Improve reliability of test_discard by resetting the pre-state

DanielSank / observed

Observer pattern in python

MIT License

33 stars 4 forks source link

Improve reliability of test_discard by resetting the pre-state #24

Closed sturmianseq closed 3 years ago

sturmianseq commented 3 years ago

This PR aims to improve the reliability of the test TestBasics.test_discard by resetting the pre-state.

The test can fail if self.buf is in a polluted state before running the test:

>       assert a.buf == ['abar']
E       AssertionError: assert ['abar', 'abar'] == ['abar']
E         Left contains one more item: 'abar'
E         Use -v to get the full diff

observed_test.py:291: AssertionError

DanielSank commented 3 years ago

How did you get into a situation where self.buf wasn't empty? The setup_class method should be setting it to [] before every test.

sturmianseq commented 3 years ago

Actually setup_class runs only once before the test class (rather than before every test function). This test has two potential issues: (1) The test test_discard can fail on the second run when run twice, e.g., with pip install pytest-repeat; pytest --count=2 observed_test.py::TestBasics::test_discard. So the test pollutes itself, and adding self.buf = [] can fix this issue. (2) The test test_callbacks can fail when run after test_discard, e.g., with pip install pytest-random-order; pytest --random-order observed_test.py::TestBasics -k "discard or callbacks".

These issues can also be fixed by changing the setup_class into setup_method so that setup_method is run before every test function. Let me know if you want me to update PR for this fix. Thanks!

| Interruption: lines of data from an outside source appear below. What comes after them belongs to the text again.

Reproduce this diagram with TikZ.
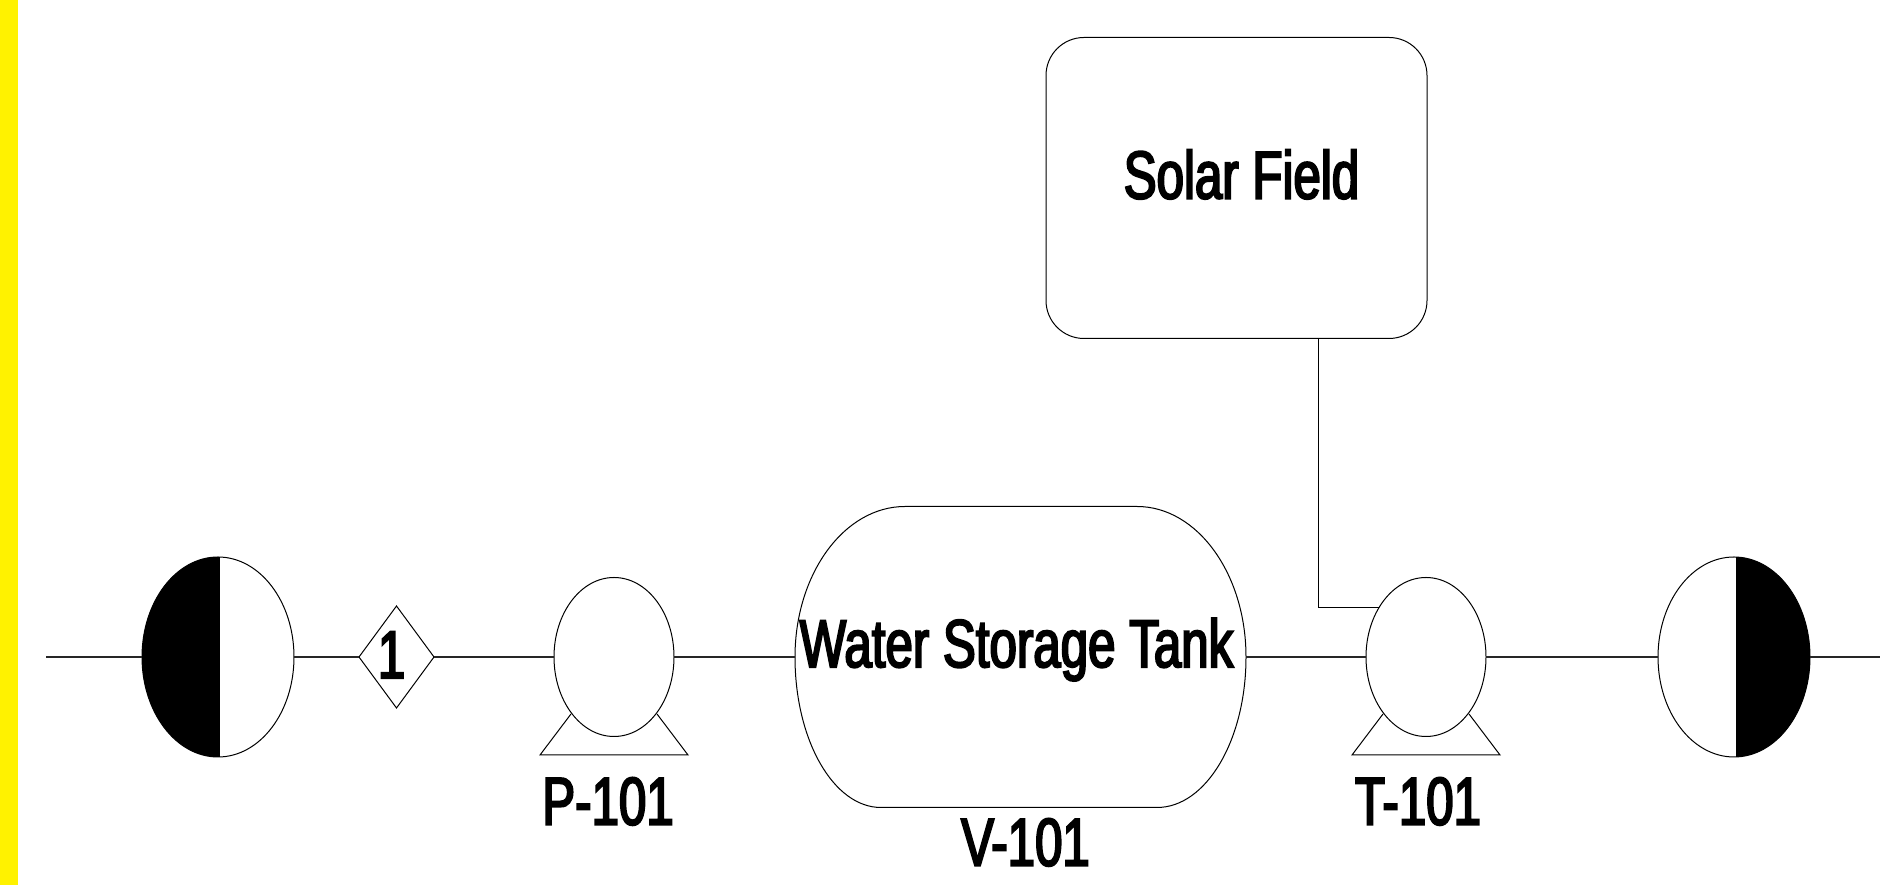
\documentclass[tikz,border=0pt]{standalone}
\usepackage{fontspec}
\setmainfont[FakeStretch=0.73,FakeBold=3]{Liberation Sans}
\usetikzlibrary{arrows.meta, positioning, shapes.geometric}

\begin{document}
\begin{tikzpicture}[
    x=1pt,
    y=1pt,
    line width=1pt,
    every node/.style={outer sep=0pt},
    pipe/.style={line width=1.3pt, black!85},
    meter/.style={
        draw,
        ellipse,
        inner sep=0pt,
        minimum width=152pt,
        minimum height=200pt
    },
    meter left/.style={
        meter,
        path picture={\fill[black] (path picture bounding box.north west) rectangle ([xshift=2pt]path picture bounding box.south);}
    },
    meter right/.style={
        meter,
        path picture={\fill[black] ([xshift=2pt]path picture bounding box.north) rectangle (path picture bounding box.south east);}
    },
    tagbox/.style={
        draw,
        diamond,
        inner sep=0pt,
        minimum width=75pt,
        minimum height=102pt
    },
    pumpbody/.style={
        draw,
        ellipse,
        inner sep=0pt,
        minimum width=120pt,
        minimum height=159pt
    },
    vessel/.style={
        inner sep=0pt,
        minimum width=451pt,
        minimum height=301pt
    },
    field/.style={
        draw,
        rounded corners=38pt,
        inner sep=0pt,
        minimum width=381pt,
        minimum height=301pt
    },
    caption/.style={
        inner sep=0pt,
        font=\fontsize{67.5}{70}\selectfont
    }
]
\useasboundingbox (0,0) rectangle (1880,885);
\fill[yellow] (0,0) rectangle (18,885);

% Process line
\coordinate (linein) at (46,228);
\node[meter left] (feed) at (218,228) {};
\node[tagbox, right=65pt of feed] (tag) {};
\node[pumpbody, right=120pt of tag] (pumpP) {};
\node[vessel, right=121pt of pumpP] (tank) {};
\node[pumpbody, right=120pt of tank] (pumpT) {};
\node[meter right, right=172pt of pumpT] (drain) {};
\coordinate (lineout) at (1880,228);
\node[field, above=168pt of tank, xshift=216pt] (solar) {};

% Vessel outline
\draw (tank.west)
    arc[start angle=180, end angle=90, x radius=110pt, y radius=150.5pt]
    -- ([xshift=-109pt]tank.north east)
    arc[start angle=90, end angle=0, x radius=109pt, y radius=150.5pt]
    arc[start angle=0, end angle=-90, x radius=89pt, y radius=150.5pt]
    -- ([xshift=86pt]tank.south west)
    arc[start angle=270, end angle=180, x radius=86pt, y radius=150.5pt];

% Pump stands
\foreach \pump in {pumpP, pumpT} {
    \draw ([shift={(-43pt,-57pt)}]\pump.center)
        -- ([shift={(-74pt,-98pt)}]\pump.center)
        -- ([shift={(74pt,-98pt)}]\pump.center)
        -- ([shift={(43pt,-57pt)}]\pump.center);
}

% Labels
\node[caption, anchor=base] (tagtext) at ([shift={(-5pt,-21pt)}]tag.center) {1};
\node[caption, below=41pt of pumpP, xshift=-6pt] (pumpPtext) {P-101};
\node[caption, below=41pt of pumpT, xshift=-8pt] (pumpTtext) {T-101};
\node[caption, below=11pt of tank, xshift=5pt] (tanktag) {V-101};
\node[caption, anchor=base] (tanktext) at ([shift={(-4pt,-10pt)}]tank.center) {Water Storage Tank};
\node[caption, anchor=base] (solartext) at ([shift={(5pt,-10.5pt)}]solar.center) {Solar Field};

% Connections
\coordinate (teein) at ([shift={(-108pt,49pt)}]pumpT.center);
\coordinate (teeout) at ([shift={(-47pt,49pt)}]pumpT.center);
\draw[pipe] (linein) -- (feed.west);
\draw[pipe] (feed.east) -- (tag.west);
\draw[pipe] (tag.east) -- (pumpP.west);
\draw[pipe] (pumpP.east) -- (tank.west);
\draw[pipe] (tank.east) -- (pumpT.west);
\draw[pipe] (pumpT.east) -- (drain.west);
\draw[pipe] (drain.east) -- (lineout);
\draw (teein |- solar.south) -- (teein) -- (teeout);
\end{tikzpicture}
\end{document}
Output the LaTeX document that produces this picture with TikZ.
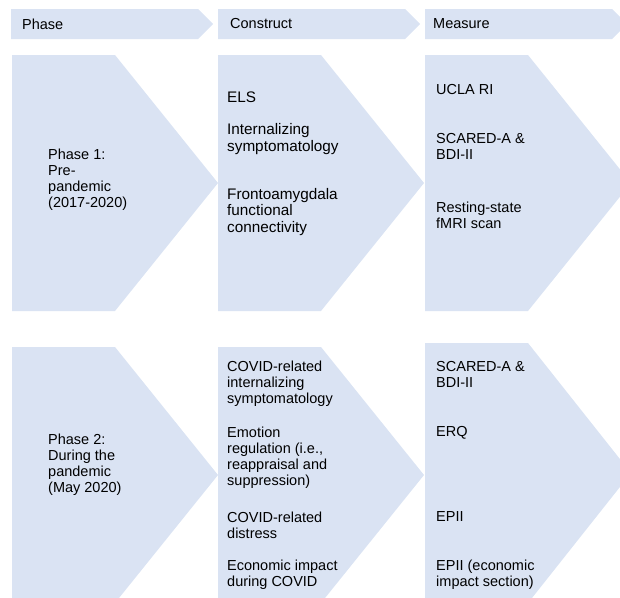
\documentclass[tikz,border=0pt]{standalone}
\usepackage{fontspec}
\setmainfont{Liberation Sans}
\definecolor{chevblue}{HTML}{DAE3F3}

\begin{document}
\begin{tikzpicture}[
    x=1pt, y=-1pt,
    chev/.style={fill=chevblue},
    cell/.style={anchor=west, inner sep=0pt, align=left, font=\fontsize{14.5}{16}\selectfont},
    bigcell/.style={cell, font=\fontsize{15.3}{16.5}\selectfont}
]
\useasboundingbox (0,0) rectangle (620,597);

% Header chevrons
\foreach \lx in {11,218,425}
  \fill[chev] (\lx,9) -- ++(187,0) -- ++(15,15) -- ++(-15,15) -- ++(-187,0) -- cycle;

% Phase / Construct / Measure chevrons (left, top, bottom)
\foreach \lx/\ty/\by in {12/55/311, 218/55/311, 425/55/311, 12/347/603, 218/347/603, 425/343/603}
  \fill[chev] (\lx,\ty) -- ++(103,0) -- ({\lx+206},{(\ty+\by)/2}) -- ({\lx+103},\by) -- (\lx,\by) -- cycle;

% Header
\node[cell] (hphase) at (22,24) {Phase};
\node[cell] (hconstruct) at (230,24) {Construct};
\node[cell] (hmeasure) at (433,24) {Measure};

% Phase 1
\node[cell] (phase1) at (48,180) {Phase 1:\\Pre-\\pandemic\\(2017-2020)};
\node[bigcell] (els) at (227,97) {ELS};
\node[bigcell] (intsym) at (227,139) {Internalizing\\symptomatology};
\node[bigcell] (frontoamy) at (227,212) {Frontoamygdala\\functional\\connectivity};
\node[cell] (ucla) at (436,90) {UCLA RI};
\node[cell] (scared1) at (436,146) {SCARED-A \&\\BDI-II};
\node[cell] (fmri) at (436,215) {Resting-state\\fMRI scan};

% Phase 2
\node[cell] (phase2) at (48,465) {Phase 2:\\During the\\pandemic\\(May 2020)};
\node[cell] (covidint) at (227,384) {COVID-related\\internalizing\\symptomatology};
\node[cell] (emoreg) at (227,458) {Emotion\\regulation (i.e.,\\reappraisal and\\suppression)};
\node[cell] (coviddis) at (227,525) {COVID-related\\distress};
\node[cell] (econ) at (227,575) {Economic impact\\during COVID};
\node[cell] (scared2) at (436,374) {SCARED-A \&\\BDI-II};
\node[cell] (erq) at (436,433) {ERQ};
\node[cell] (epii) at (436,517) {EPII};
\node[cell] (epiiecon) at (436,575) {EPII (economic\\impact section)};

\end{tikzpicture}
\end{document}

DanielSank commented 3 years ago

Ah yes, please either use setup_method or just get ride of this whole idea of using self.buf and make it a local variable in each test instead. The only reason I used self. was to save some typing, which is kinda silly.

sturmianseq commented 3 years ago

Thanks for your comments! I have updated the PR. Two issues mentioned above are now fixed with setup_method.

DanielSank commented 3 years ago

Thanks. This looks fine but I'm still puzzled but what brought us here. I just cloned the repo and ran pytest observed_test.py and found all tests passing. Can you provided an example of the tests failing?

sturmianseq commented 3 years ago

To be honest, I am conducting a rigorous and interesting research project on software testing. More specifically, we ran the tests twice to see whether the test would fail on the second run. A non-idempotent test (namely PASS,FAIL when running twice) can indicate that there is state pollution in your test suite, which may further lead to test order dependence. Order-dependent tests are a main category of flaky tests, an emergent topic in research.

pip install pytest-repeat; pytest --count=2 observed_test.py::TestBasics::test_discard is the command to reproduce the failure that we have found.

pip install pytest-random-order; pytest --random-order observed_test.py::TestBasics -k "discard or callbacks" can fail when running multiple times, which indicates that test_callbacks and test_discard are order-dependent tests.

DanielSank commented 3 years ago

Very nice. Thanks for the explanation.